OK, so my visit to San Diego Zoo wasn’t a total bust. I did like the pandas, even if I had seen them before (in China, way back in 2004), and even if they did nothing more than lay around eating, which, being honest, is all they are pretty much programmed to do.

Snack time on the Panda Trek of the Panda Canyon zone of San Diego Zoo. San Diego, California, USA. April 17th 2013.

Snack time on the Panda Trek of the Panda Canyon zone of San Diego Zoo. San Diego, southern California, USA. April 17, 2013.

The polar bear was also cool (no pun intended), even if it was a tad weird to see a polar bear sunning itself in the heat of a San Diego late-April afternoon.

Viewing a polar bear in the Northern Frontier zone of San Diego Zoo. San Diego, California, USA. April 17th 2013.

Viewing a polar bear in the Northern Frontier zone of San Diego Zoo. San Diego, southern California, USA. April 17, 2013.

However, the highlight of my visit to San Diego Zoo was this guy, Ndjia the gorilla.

A gorilla in San Diego Zoo, California, USA. April 17th 2013.

I had never, and in so far as I could recall, been this close to a gorilla before so it was cool when the male seen here – Ndjia is his name, date of birth December 31, 1994 – played up for those of us viewing him from behind the protective glass wall. And with this awesome creature just a few feet from my camera it was probably the only time during the day that I was appreciative of that wall. San Diego Zoo, San Diego, southern California, USA. April 17, 2013.

A final capture from here in sunny San Diego.

A plane coming in to land at San Diego International Airport as seen from Laurel Street. San Diego, California, USA. April 17th 2013.

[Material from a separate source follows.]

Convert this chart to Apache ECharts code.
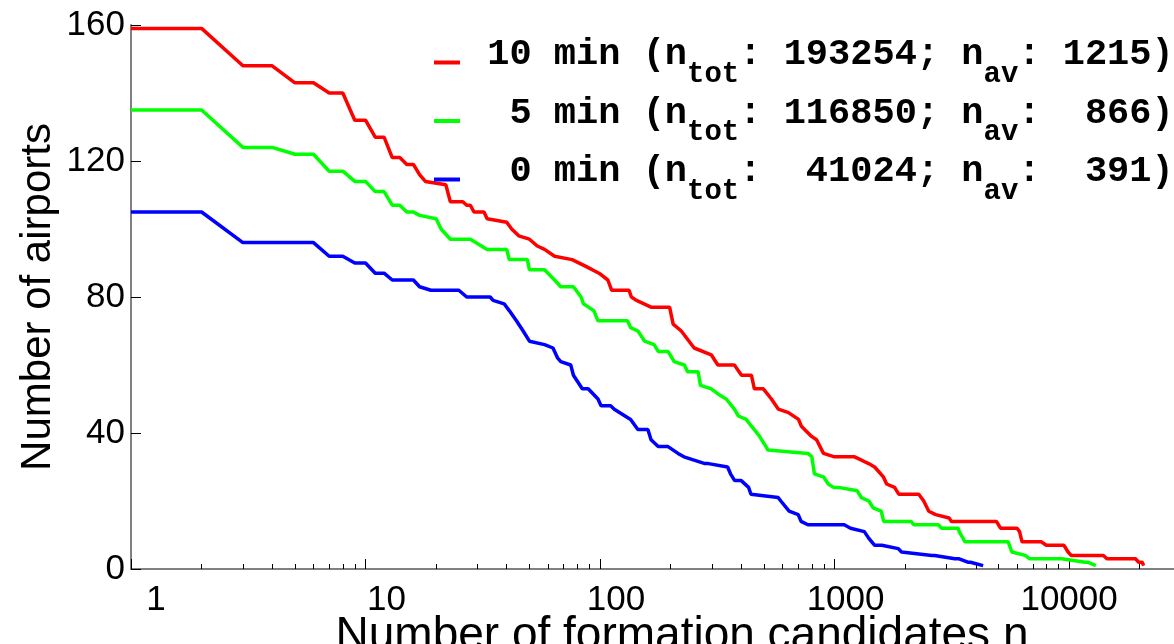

San Diego International Airport is less than 10 minutes from downtown San Diego. The descent into the airport from the east is remarkably close to downtown buildings, making for great photo opportunities among the residential streets of this district of the city. Laurel Street, San Diego, southern California, USA. April 17, 2013.

Adios
I’m leaving tomorrow but I’m not flying out of San Diego. I’ll be going the short distance (30 kilometres or so) south of the city to the international border crossing with Mexico, destination Tijuana ahead of a few months of travel through Mexico and further afield to Central America. Best brush up on my Spanish.